BRAC will use its vast experience in poverty reduction programming, in Bangladesh and around the world, to pilot the development of a new model appropriate for the context of Myanmar. BRAC will build on their experience in micro-finance, and adapted poverty reduction models to address the situation of people with disabilities in Myanmar from a skills-development, confidence-building and ultimately sustainable economic development perspective.

Through its work on poverty eradication, BRAC has elaborated on a 24-month pathway out of extreme poverty for those on the fringes of society who can’t normally access micro-finance. Through elaboration three main components have been identified as most effective:

  1. Asset transfer of preferably two productive assets (such as a cow)
  2. A cash stipend
  3. Entrepreneurship skill-building

These components are furthermore more effective in combination with health care via partnerships with other external organisations. With these assets, stipend, skill-building, and health care, these individuals and families can, first, meet their own most basic needs. With the meeting of these basic needs, they can begin to have dreams of starting their own business.

Randomised control trials revealed that 4 years after baseline, participants showed:

  • 38% increase in annual earnings;
  • 4% increase in household per-capita food expenditures;
  • 10-fold increase in savings; 
  • additional economically and statistically significant effects on asset ownership, food security, non-food per-capita expenditures, and well-being.

Learning from BRAC’s and other organisations’ pilots, some of the building blocks of these approaches will be adapted to consider the specific needs of people with disabilities and the reality of the markets in Myanmar.

For example, similar to 22 ultra poor households, people with disabilities will receive assets support, technical training on how to manage these assets, and periodic home visits to provide additional technical and business skills and track progress. A key is also the approach of the field staff to the participants who need special coaching and close monitoring.
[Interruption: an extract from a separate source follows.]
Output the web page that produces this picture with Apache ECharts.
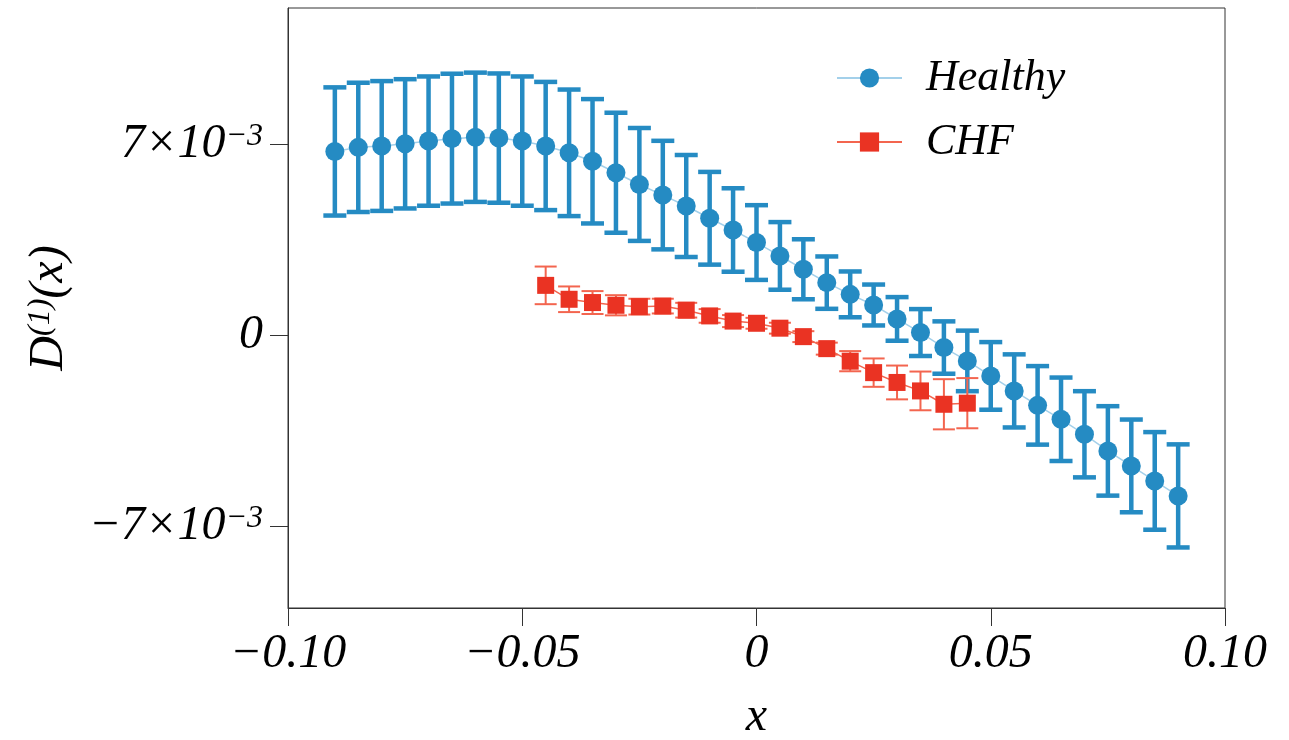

In this project, it is important that the field staff are sensitised to the rights, needs, and concerns of people with disabilities.

As a result of these interventions, after one year the targeted households are expected to see an increase in income, develop confidence and willingness to expand their business. Once these changes are visible among the participants they will be gradually included into the mainstream micro-finance for access to capital and business expansion.